Charts and diagrams as code:
──────────

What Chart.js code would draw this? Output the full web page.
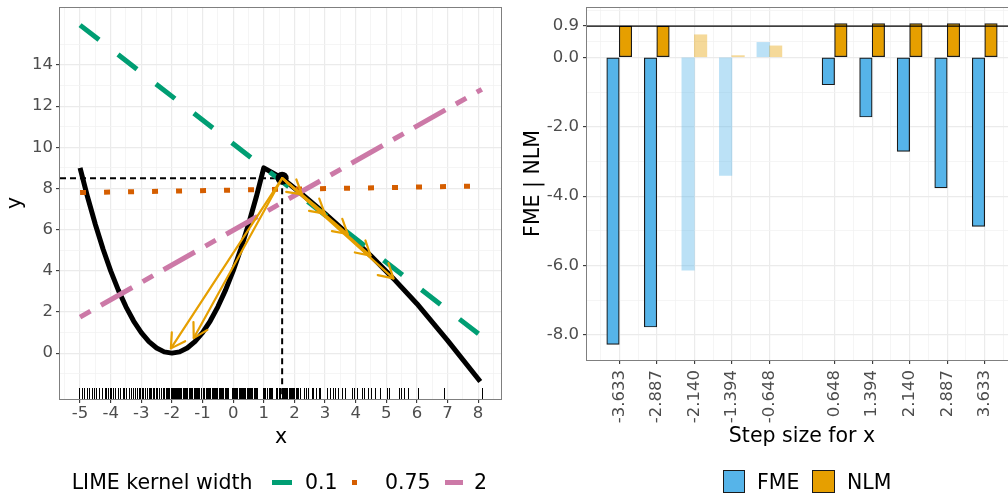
<!DOCTYPE html>
<html>
<head>
<meta charset="utf-8">
<script src="https://cdn.jsdelivr.net/npm/chart.js@4/dist/chart.umd.min.js"></script>
<style>
html,body{margin:0;padding:0;width:1008px;height:496px;overflow:hidden;background:#fff;}
#c1{position:absolute;left:0;top:0;}
#c2{position:absolute;left:505px;top:0;}
.lt{position:absolute;font-family:"DejaVu Sans";font-size:20.5px;line-height:24px;color:#000;white-space:nowrap;}
.sw{position:absolute;}
</style>
</head>
<body>
<canvas id="c1" width="505" height="496"></canvas>
<canvas id="c2" width="512" height="496"></canvas>

<div class="lt" style="left:71.7px;top:470px;">LIME kernel width</div>
<div class="sw" style="left:272px;top:480px;width:20px;height:5px;background:#009E73;"></div>
<div class="lt" style="left:305px;top:470px;">0.1</div>
<div class="sw" style="left:351.7px;top:480px;width:5px;height:5px;background:#D55E00;"></div>
<div class="lt" style="left:385px;top:470px;">0.75</div>
<div class="sw" style="left:445px;top:480px;width:18px;height:5px;background:#CC79A7;"></div>
<div class="lt" style="left:474px;top:470px;">2</div>

<div class="sw" style="left:722.7px;top:470px;width:20.6px;height:20.6px;background:#56B4E9;border:1.2px solid #1a1a1a;"></div>
<div class="lt" style="left:757px;top:470px;">FME</div>
<div class="sw" style="left:812.3px;top:470px;width:20.6px;height:20.6px;background:#E69F00;border:1.2px solid #1a1a1a;"></div>
<div class="lt" style="left:847px;top:470px;">NLM</div>

<script>
// ---------- data ----------
const limeX = [-5, 8.12];
const lime01Y = [15.94, 0.81];
const lime075Y = [7.80, 8.12];
const lime2Y = [1.75, 12.82];

const curveX = [-5,-4.75,-4.5,-4.25,-4,-3.75,-3.5,-3.25,-3,-2.75,-2.5,-2.25,-2,-1.75,-1.5,-1.25,-1,-0.75,-0.5,-0.25,0,0.25,0.5,0.75,1,1.6,2.25,3,3.74,4.49,5.23,6,7,8.07];
const curveY = [9,7.56,6.25,5.06,4,3.06,2.25,1.56,1,0.56,0.25,0.06,0,0.06,0.25,0.56,1,1.56,2.25,3.06,4,5.06,6.25,7.56,9,8.5,7.72,6.78,5.79,4.74,3.63,2.4,0.62,-1.38];

const pointX = [1.6];
const pointY = [8.5];

const stepSizes = [-3.633,-2.887,-2.140,-1.394,-0.648,0.648,1.394,2.140,2.887,3.633];
const fmeValues = [-8.27,-7.77,-6.13,-3.40,0.43,-0.79,-1.72,-2.71,-3.76,-4.87];
const nlmValues = [0.90,0.90,0.65,0.05,0.33,0.97,0.97,0.97,0.97,0.97];
const stepValid = [true,true,false,false,false,true,true,true,true,true];
const nlmThreshold = [0.9];

const rugX = [-5.02,-4.95,-4.87,-4.76,-4.70,-4.62,-4.54,-4.48,-4.38,-4.29,-4.19,-4.15,-4.08,-4.02,-3.98,-3.93,-3.85,-3.77,-3.69,-3.60,-3.55,-3.50,-3.39,-3.33,-3.26,-3.20,-3.14,-3.09,-3.04,-2.99,-2.95,-2.88,-2.80,-2.76,-2.71,-2.67,-2.62,-2.58,-2.53,-2.49,-2.43,-2.36,-2.30,-2.25,-2.20,-2.16,-2.12,-2.08,-2.04,-2.00,-1.96,-1.93,-1.90,
  -1.87,-1.83,-1.80,-1.76,-1.73,-1.69,-1.64,-1.61,-1.57,-1.53,-1.50,-1.45,-1.42,-1.38,-1.33,-1.29,-1.26,-1.21,-1.17,-1.14,-1.10,-1.05,-0.98,-0.94,-0.90,-0.86,-0.82,-0.79,-0.75,-0.70,-0.67,-0.63,-0.59,-0.55,-0.52,-0.47,-0.44,-0.40,-0.36,-0.32,-0.28,-0.24,-0.21,-0.17,-0.05,-0.02,0.03,0.06,0.10,0.14,0.18,0.21,0.25,0.29,0.33,0.37,0.40,0.44,0.48,0.52,0.55,0.59,0.63,0.67,0.71,0.74,0.78,0.97,1.01,1.05,1.09,1.16,1.20,1.24,1.28,1.39,1.43,1.50,1.54,1.58,1.62,1.66,1.69,1.73,1.77,1.81,1.85,1.88,1.92,1.96,2.00,2.04,2.08,2.13,2.18,
  2.30,2.39,2.46,2.57,2.62,2.71,2.79,2.84,3.06,3.17,3.26,3.33,3.44,3.55,3.66,3.88,3.95,4.04,4.21,4.28,4.39,4.50,4.64,4.80,5.02,5.08,5.42,5.49,5.57,5.71,6.04,6.90,8.13];

const xTicksLeft = [-5,-4,-3,-2,-1,0,1,2,3,4,5,6,7,8];
const yTicksLeft = [0,2,4,6,8,10,12,14];
const yTicksRight = [-8,-6,-4,-2,0,0.9];

// ---------- styling helpers ----------
const FONT = 'DejaVu Sans';
const TICK_FONT = {family: FONT, size: 16.5};
const TITLE_FONT = {family: FONT, size: 20.5};
const FME_COL = '#56B4E9', NLM_COL = '#E69F00';
const FME_FADE = 'rgba(86,180,233,0.4)', NLM_FADE = 'rgba(230,159,0,0.4)';

function withMinors(majors, lo, hi) {
  const out = majors.map(v => ({value: v, minor: false}));
  for (let i = 0; i < majors.length - 1; i++) out.push({value: (majors[i] + majors[i+1]) / 2, minor: true});
  const n = majors.length;
  const first = majors[0] - (majors[1] - majors[0]) / 2;
  const last = majors[n-1] + (majors[n-1] - majors[n-2]) / 2;
  if (first >= lo) out.push({value: first, minor: true});
  if (last <= hi) out.push({value: last, minor: true});
  return out.sort((a, b) => a.value - b.value);
}
function noPad(s) { s.paddingLeft = 0; s.paddingRight = 0; s.paddingTop = 0; s.paddingBottom = 0; }
const isMinor = c => !!(c.tick && c.tick.minor);
const gridOpts = {
  color: c => isMinor(c) ? '#F3F3F3' : '#EBEBEB',
  lineWidth: c => isMinor(c) ? 0.8 : 1.2,
  drawTicks: true,
  tickLength: 4,
  tickColor: c => isMinor(c) ? 'rgba(0,0,0,0)' : '#333333',
  tickWidth: c => isMinor(c) ? 0 : 1.1
};
function borderPlugin(id) {
  return {
    id: id,
    afterDraw(chart) {
      const a = chart.chartArea, ctx = chart.ctx;
      ctx.save();
      ctx.strokeStyle = '#7F7F7F';
      ctx.lineWidth = 1;
      ctx.strokeRect(Math.round(a.left) - 0.5, Math.round(a.top) + 0.5, Math.round(a.right - a.left), Math.round(a.bottom - a.top));
      ctx.restore();
    }
  };
}

const pts = (xs, ys) => xs.map((x, i) => ({x: x, y: ys[i]}));

// ---------- left chart ----------
const leftExtras = {
  id: 'leftExtras',
  beforeDatasetsDraw(chart) {
    const ctx = chart.ctx, xs = chart.scales.x, ys = chart.scales.y, a = chart.chartArea;
    ctx.save();
    ctx.strokeStyle = '#000';
    ctx.lineWidth = 1;
    rugX.forEach(v => {
      const p = Math.round(xs.getPixelForValue(v)) + 0.5;
      ctx.beginPath(); ctx.moveTo(p, a.bottom); ctx.lineTo(p, a.bottom - 11); ctx.stroke();
    });
    const px = xs.getPixelForValue(pointX[0]), py = ys.getPixelForValue(pointY[0]);
    ctx.setLineDash([6, 4]);
    ctx.lineWidth = 2;
    ctx.beginPath(); ctx.moveTo(a.left, py); ctx.lineTo(px, py); ctx.stroke();
    ctx.beginPath(); ctx.moveTo(px, py); ctx.lineTo(px, a.bottom); ctx.stroke();
    ctx.restore();
  },
  afterDatasetsDraw(chart) {
    const ctx = chart.ctx, xs = chart.scales.x, ys = chart.scales.y;
    ctx.save();
    ctx.strokeStyle = '#E69F00';
    ctx.lineWidth = 2.2;
    ctx.lineJoin = 'round';
    ctx.lineCap = 'round';
    const x1 = xs.getPixelForValue(pointX[0]), y1 = ys.getPixelForValue(pointY[0]);
    stepSizes.forEach((h, i) => {
      if (!stepValid[i]) return;
      const x2 = xs.getPixelForValue(pointX[0] + h);
      const y2 = ys.getPixelForValue(pointY[0] + fmeValues[i]);
      ctx.beginPath(); ctx.moveTo(x1, y1); ctx.lineTo(x2, y2); ctx.stroke();
      const ang = Math.atan2(y2 - y1, x2 - x1), len = 16, spread = Math.PI / 6;
      ctx.beginPath();
      ctx.moveTo(x2 - len * Math.cos(ang - spread), y2 - len * Math.sin(ang - spread));
      ctx.lineTo(x2, y2);
      ctx.lineTo(x2 - len * Math.cos(ang + spread), y2 - len * Math.sin(ang + spread));
      ctx.stroke();
    });
    ctx.restore();
  }
};

new Chart(document.getElementById('c1'), {
  type: 'scatter',
  data: {
    datasets: [
      {label: 'f', data: pts(curveX, curveY), showLine: true, borderColor: '#000', backgroundColor: '#000', borderWidth: 5, pointRadius: 0, tension: 0, borderJoinStyle: 'round', order: 10},
      {label: '0.1', data: pts(limeX, lime01Y), showLine: true, borderColor: '#009E73', borderWidth: 5, borderDash: [24, 24], borderCapStyle: 'butt', pointRadius: 0, order: 9},
      {label: '0.75', data: pts(limeX, lime075Y), showLine: true, borderColor: '#D55E00', borderWidth: 5, borderDash: [6, 18], borderCapStyle: 'butt', pointRadius: 0, order: 8},
      {label: '2', data: pts(limeX, lime2Y), showLine: true, borderColor: '#CC79A7', borderWidth: 5, borderDash: [12, 12, 36, 12], borderCapStyle: 'butt', pointRadius: 0, order: 7},
      {label: 'x0', data: pts(pointX, pointY), showLine: false, backgroundColor: '#000', borderWidth: 0, pointRadius: 6.5, order: 5}
    ]
  },
  options: {
    responsive: false,
    animation: false,
    events: [],
    layout: {padding: {top: 7, right: 3, left: 0, bottom: 0}, autoPadding: false},
    plugins: {legend: {display: false}, tooltip: {enabled: false}},
    scales: {
      x: {
        type: 'linear', min: -5.655, max: 8.78, bounds: 'data',
        afterBuildTicks: s => { s.ticks = withMinors(xTicksLeft, -5.655, 8.78); },
        afterFit: s => { s.height = 97; noPad(s); },
        ticks: {autoSkip: false, maxRotation: 0, minRotation: 0, padding: 1, color: '#4D4D4D', font: TICK_FONT,
                callback: (v, i, t) => t[i] && t[i].minor ? '' : String(v)},
        grid: gridOpts,
        border: {display: false},
        title: {display: true, text: 'x', color: '#000', font: TITLE_FONT, padding: {top: 0, bottom: 45.6}}
      },
      y: {
        type: 'linear', min: -2.23, max: 16.82, bounds: 'data',
        afterBuildTicks: s => { s.ticks = withMinors(yTicksLeft, -2.23, 16.82); },
        afterFit: s => { s.width = 60; noPad(s); },
        ticks: {autoSkip: false, padding: 3, color: '#4D4D4D', font: TICK_FONT,
                callback: (v, i, t) => t[i] && t[i].minor ? '' : String(v)},
        grid: gridOpts,
        border: {display: false},
        title: {display: true, text: 'y', color: '#000', font: TITLE_FONT, padding: {top: 3, bottom: 0}}
      }
    }
  },
  plugins: [leftExtras, borderPlugin('leftBorder')]
});

// ---------- right chart ----------
const hlinePlugin = {
  id: 'hline',
  afterDatasetsDraw(chart) {
    const ctx = chart.ctx, a = chart.chartArea, ys = chart.scales.y;
    ctx.save();
    ctx.strokeStyle = '#000';
    ctx.lineWidth = 1.3;
    nlmThreshold.forEach(v => {
      const p = ys.getPixelForValue(v);
      ctx.beginPath(); ctx.moveTo(a.left, p); ctx.lineTo(a.right, p); ctx.stroke();
    });
    ctx.restore();
  }
};

new Chart(document.getElementById('c2'), {
  type: 'bar',
  data: {
    datasets: [
      {label: 'FME', data: pts(stepSizes, fmeValues),
       backgroundColor: stepValid.map(v => v ? FME_COL : FME_FADE),
       borderColor: '#1a1a1a', borderWidth: stepValid.map(v => v ? 1.2 : 0), borderSkipped: false, barThickness: 12.5},
      {label: 'NLM', data: pts(stepSizes, nlmValues),
       backgroundColor: stepValid.map(v => v ? NLM_COL : NLM_FADE),
       borderColor: '#1a1a1a', borderWidth: stepValid.map(v => v ? 1.2 : 0), borderSkipped: false, barThickness: 12.5}
    ]
  },
  options: {
    responsive: false,
    animation: false,
    events: [],
    layout: {padding: {top: 7, right: 0, left: 0, bottom: 0}, autoPadding: false},
    plugins: {legend: {display: false}, tooltip: {enabled: false}},
    scales: {
      x: {
        type: 'linear', min: -4.274, max: 4.274, bounds: 'data', offset: false,
        afterBuildTicks: s => { s.ticks = withMinors(stepSizes, -4.274, 4.274); },
        afterFit: s => { s.height = 136; noPad(s); },
        ticks: {autoSkip: false, maxRotation: 90, minRotation: 90, padding: 6, color: '#4D4D4D', font: TICK_FONT,
                callback: (v, i, t) => t[i] && t[i].minor ? '' : v.toFixed(3)},
        grid: Object.assign({}, gridOpts, {offset: false}),
        border: {display: false},
        title: {display: true, text: 'Step size for x', color: '#000', font: TITLE_FONT, padding: {top: 0, bottom: 47.5}}
      },
      y: {
        type: 'linear', min: -8.72, max: 1.45, bounds: 'data',
        afterBuildTicks: s => { s.ticks = withMinors(yTicksRight, -8.72, 1.45); },
        afterFit: s => { s.width = 82; noPad(s); },
        ticks: {autoSkip: false, padding: 4, color: '#4D4D4D', font: TICK_FONT,
                callback: (v, i, t) => t[i] && t[i].minor ? '' : v.toFixed(1)},
        grid: gridOpts,
        border: {display: false},
        title: {display: true, text: 'FME | NLM', color: '#000', font: TITLE_FONT, padding: {top: 16.6, bottom: 0}}
      }
    }
  },
  plugins: [hlinePlugin, borderPlugin('rightBorder')]
});
</script>
</body>
</html>
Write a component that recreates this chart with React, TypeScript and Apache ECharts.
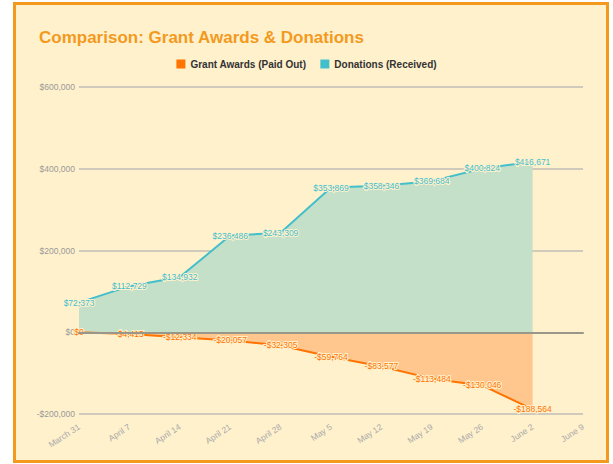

──────────

Job: Show every line from the entries above in which "this" appears.

Solution below:
What Chart.js code would draw this? Output the full web page.
Write a component that recreates this chart with React, TypeScript and Apache ECharts.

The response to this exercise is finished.